The country also has extensive mineral deposits, although most are under-exploited. According to the Geological Survey of Nigeria Agency, Nigeria has some 34 known major mineral deposits across the country. Exploration of solid minerals like tin, niobium, lead, zinc and gold, goes back for more than 90 years, but there has been a world-wide scale production of tin and niobium only.

Gold mines were active before World War II, extracting from crystalline basement rock in the northwest, but a combination of low gold prices and legal turmoil ended the industry, recently the demand for gold has gone up due its high prices and Gold can be found in commercial quantity in states like Osun, Zamfara and Cross River states in Nigeria. The Younger Granites of the Jos Plateau contain significant tin deposits, mined since before European colonization.

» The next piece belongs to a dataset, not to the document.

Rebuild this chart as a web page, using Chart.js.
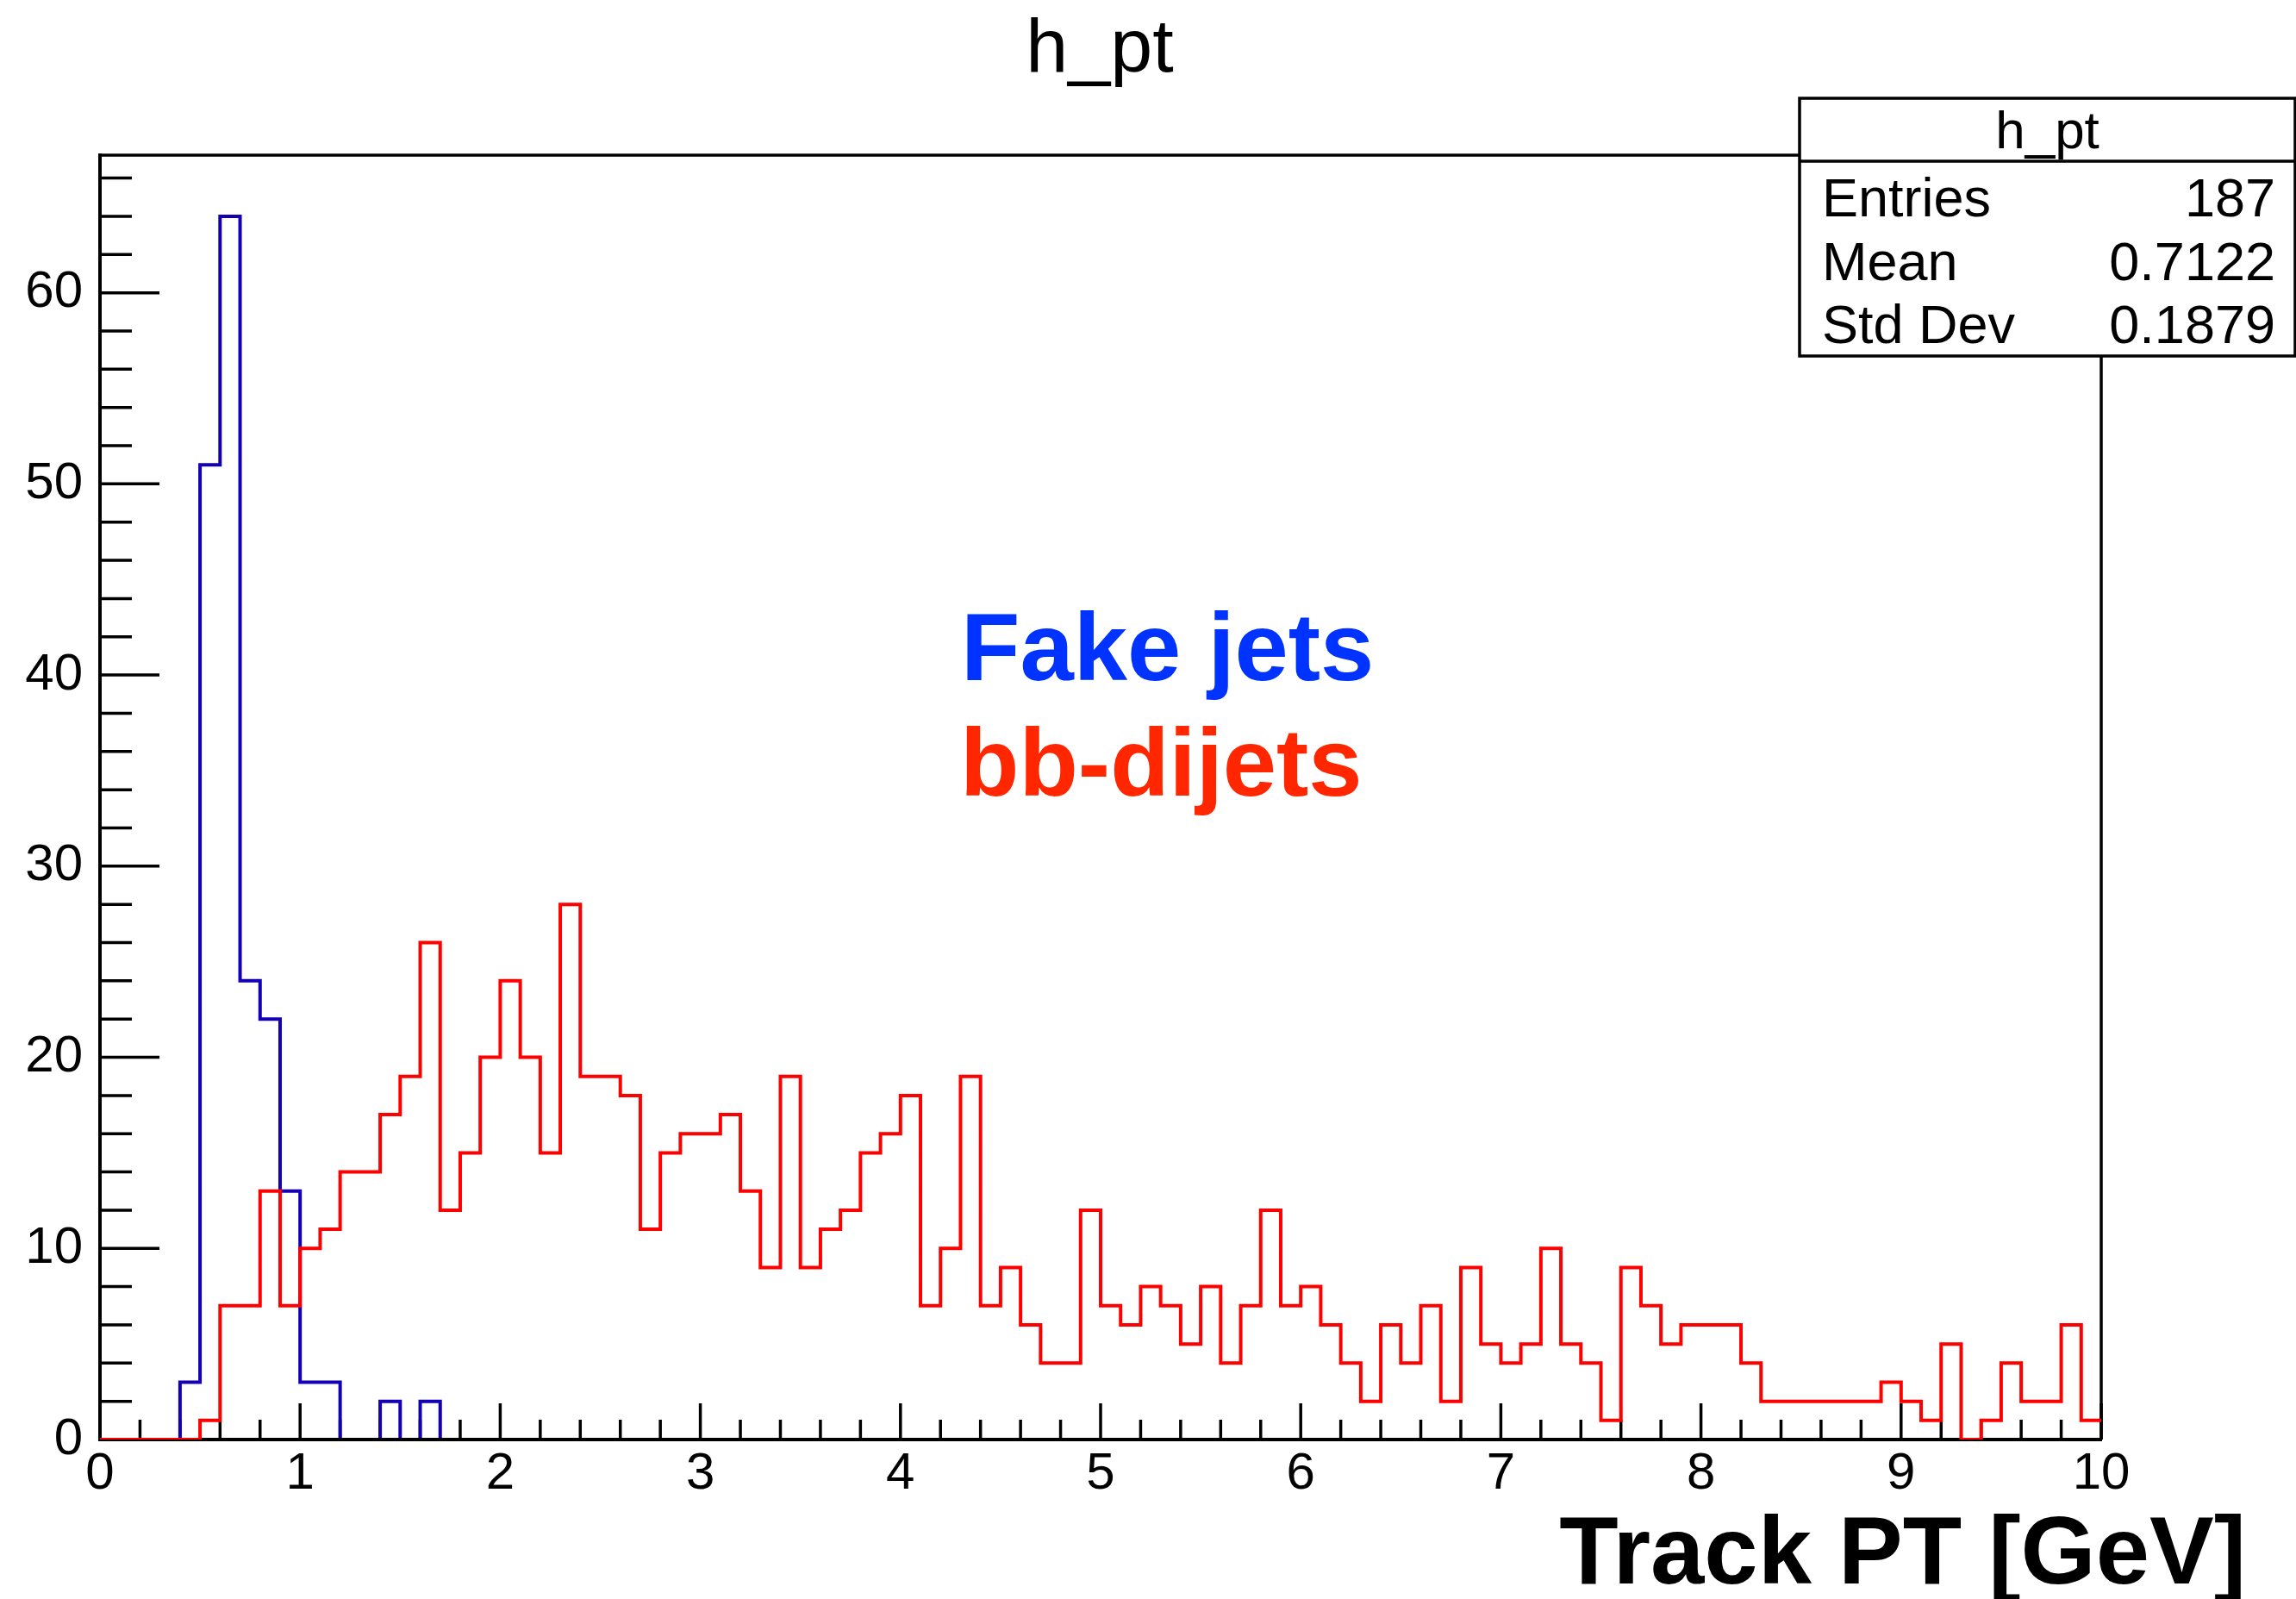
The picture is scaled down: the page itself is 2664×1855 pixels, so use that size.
<!DOCTYPE html>
<html>
<head>
<meta charset="utf-8">
<title>h_pt</title>
<script src="https://cdn.jsdelivr.net/npm/chart.js@4.4.1/dist/chart.umd.min.js"></script>
<style>
  html, body { margin: 0; padding: 0; background: #fff; }
  #wrap { width: 2664px; height: 1855px; position: relative; }
</style>
</head>
<body>
<div id="wrap"><canvas id="ptChart" width="2664" height="1855"></canvas></div>
<script>
// track pt, 100 bins of 0.1 GeV between 0 and 10
const ptMin = 0;
const ptMax = 10;
const binWidth = 0.1;

// entries per bin, fake jets
const fakeJets = [
  0, 0, 0, 0, 3, 51, 64, 24, 22, 13,
  3, 3, 0, 0, 2, 0, 2, 0, 0, 0,
  0, 0, 0, 0, 0, 0, 0, 0, 0, 0,
  0, 0, 0, 0, 0, 0, 0, 0, 0, 0,
  0, 0, 0, 0, 0, 0, 0, 0, 0, 0,
  0, 0, 0, 0, 0, 0, 0, 0, 0, 0,
  0, 0, 0, 0, 0, 0, 0, 0, 0, 0,
  0, 0, 0, 0, 0, 0, 0, 0, 0, 0,
  0, 0, 0, 0, 0, 0, 0, 0, 0, 0,
  0, 0, 0, 0, 0, 0, 0, 0, 0, 0
];

// entries per bin, bb-dijets
const bbDijets = [
  0, 0, 0, 0, 0, 1, 7, 7, 13, 7,
  10, 11, 14, 14, 17, 19, 26, 12, 15, 20,
  24, 20, 15, 28, 19, 19, 18, 11, 15, 16,
  16, 17, 13, 9, 19, 9, 11, 12, 15, 16,
  18, 7, 10, 19, 7, 9, 6, 4, 4, 12,
  7, 6, 8, 7, 5, 8, 4, 7, 12, 7,
  8, 6, 4, 2, 6, 4, 7, 2, 9, 5,
  4, 5, 10, 5, 4, 1, 9, 7, 5, 6,
  6, 6, 4, 2, 2, 2, 2, 2, 2, 3,
  2, 1, 5, 0, 1, 4, 2, 2, 6, 1
];

const yMax = 67.2;
const xTicks = [0, 1, 2, 3, 4, 5, 6, 7, 8, 9, 10];
const yTicks = [0, 10, 20, 30, 40, 50, 60];

const histTitle = 'h_pt';
const statsRows = [
  ['Entries', '187'],
  ['Mean', '0.7122'],
  ['Std Dev', '0.1879']
];

const FONT = "'Liberation Sans', Arial, Helvetica, sans-serif";

// step line points: one point on each low bin edge, plus the upper edge
function histPoints(counts) {
  const pts = counts.map((c, i) => ({ x: ptMin + i * binWidth, y: c }));
  pts.push({ x: ptMax, y: counts[counts.length - 1] });
  return pts;
}

// frame, inward ticks and the text boxes
const rootFrame = {
  id: 'rootFrame',
  beforeDatasetsDraw(chart) {
    const { ctx, chartArea: a, scales: { x, y } } = chart;
    ctx.save();
    ctx.strokeStyle = '#000';
    ctx.lineWidth = 3.5;
    ctx.beginPath();
    ctx.moveTo(a.left, a.top);
    ctx.lineTo(a.right, a.top);
    ctx.lineTo(a.right, a.bottom);
    ctx.stroke();

    ctx.lineWidth = 3.5;
    ctx.beginPath();
    for (let k = 0; k <= 50; k++) {
      const px = x.getPixelForValue(k * 0.2);
      const len = k % 5 === 0 ? 42 : 23;
      ctx.moveTo(px, a.bottom);
      ctx.lineTo(px, a.bottom - len);
    }
    for (let k = 0; k * 2 <= yMax; k++) {
      const py = y.getPixelForValue(k * 2);
      const len = k % 5 === 0 ? 69 : 37;
      ctx.moveTo(a.left, py);
      ctx.lineTo(a.left + len, py);
    }
    ctx.stroke();
    ctx.restore();
  },
  beforeDatasetDraw(chart, args) {
    // axis line goes over the first histogram, the second is on top
    if (args.index !== 0) return;
    const { ctx, chartArea: a } = chart;
    ctx.save();
    ctx.strokeStyle = '#000';
    ctx.lineWidth = 4;
    ctx.beginPath();
    ctx.moveTo(a.left, a.bottom);
    ctx.lineTo(a.right, a.bottom);
    ctx.stroke();
    ctx.restore();
  },
  afterDraw(chart) {
    const { ctx } = chart;
    ctx.save();

    // stats box
    const bx = 2088, by = 114, bw = 575, bh = 299;
    ctx.fillStyle = '#fff';
    ctx.fillRect(bx, by, bw, bh);
    ctx.strokeStyle = '#000';
    ctx.lineWidth = 3.5;
    ctx.strokeRect(bx, by, bw, bh);
    ctx.beginPath();
    ctx.moveTo(bx, 187);
    ctx.lineTo(bx + bw, 187);
    ctx.stroke();

    ctx.fillStyle = '#000';
    ctx.textBaseline = 'alphabetic';
    ctx.font = '62px ' + FONT;
    ctx.textAlign = 'center';
    ctx.fillText(histTitle, bx + bw / 2, 172);
    ctx.font = '63px ' + FONT;
    const rowBase = [251, 325, 398];
    statsRows.forEach((row, i) => {
      ctx.textAlign = 'left';
      ctx.fillText(row[0], 2114, rowBase[i]);
      ctx.textAlign = 'right';
      ctx.fillText(row[1], 2640, rowBase[i]);
    });

    // pad title
    ctx.textAlign = 'center';
    ctx.font = '88px ' + FONT;
    ctx.fillText(histTitle, 1276, 83);

    // sample labels
    ctx.textAlign = 'left';
    ctx.font = 'bold 112px ' + FONT;
    ctx.fillStyle = '#0033ff';
    ctx.fillText('Fake jets', 1115, 789);
    ctx.fillStyle = '#ff2600';
    ctx.fillText('bb-dijets', 1114, 923);

    // x axis title
    ctx.fillStyle = '#000';
    ctx.textAlign = 'right';
    ctx.font = 'bold 112px ' + FONT;
    ctx.fillText('Track PT [GeV]', 2606, 1837);

    ctx.restore();
  }
};

const ctx = document.getElementById('ptChart').getContext('2d');
const ptChart = new Chart(ctx, {
  type: 'line',
  data: {
    datasets: [
      {
        label: 'bb-dijets',
        data: histPoints(bbDijets),
        borderColor: '#ff0000',
        borderWidth: 4,
        stepped: true,
        pointRadius: 0,
        fill: false
      },
      {
        label: 'Fake jets',
        data: histPoints(fakeJets),
        borderColor: '#1400b4',
        borderWidth: 4,
        stepped: true,
        pointRadius: 0,
        fill: false
      }
    ]
  },
  options: {
    responsive: false,
    animation: false,
    devicePixelRatio: 1,
    layout: { padding: { top: 180, right: 226, left: 0, bottom: 0 } },
    plugins: {
      legend: { display: false },
      tooltip: { enabled: false }
    },
    scales: {
      x: {
        type: 'linear',
        min: ptMin,
        max: ptMax,
        afterBuildTicks: s => { s.ticks = xTicks.map(v => ({ value: v })); },
        afterFit: s => { s.height = 185; },
        grid: { display: false, drawTicks: false },
        border: { display: true, color: '#000', width: 4 },
        ticks: {
          color: '#000',
          font: { family: FONT, size: 60 },
          padding: 4,
          maxRotation: 0,
          autoSkip: false
        }
      },
      y: {
        type: 'linear',
        min: 0,
        max: yMax,
        afterBuildTicks: s => { s.ticks = yTicks.map(v => ({ value: v })); },
        afterFit: s => { s.width = 116; },
        grid: { display: false, drawTicks: false },
        border: { display: true, color: '#000', width: 4 },
        ticks: {
          color: '#000',
          font: { family: FONT, size: 60 },
          padding: 20
        }
      }
    }
  },
  plugins: [rootFrame]
});
</script>
</body>
</html>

However, in recent years, tin mining has been significantly curtailed by flooding in the mines and low tin prices, as well as water pollution from the mines. Tantalite and columbite are both associated with the tin ore in the plateau.

The states of Anambra, Benue, Plateau and Taraba have small-scale lead and zinc mining, from deposits that also have large quantities of cadmium, arsenic and antimony. Barite veins commonly contain lead and zinc in Plateau State and other parts of eastern Nigeria. Kwara State has iron ore in Agbaja Plateau and Itakpe Hills.

Nigeria also has other resources useful for energy and construction, including a poorly understood lignite belt in the south, kaolin, gypsum and feldspar. Coal mining provided much of the country's energy between 1915 and 1960, although the industry has been in a long-running decline, now providing energy only for small-scale kilns and smelters.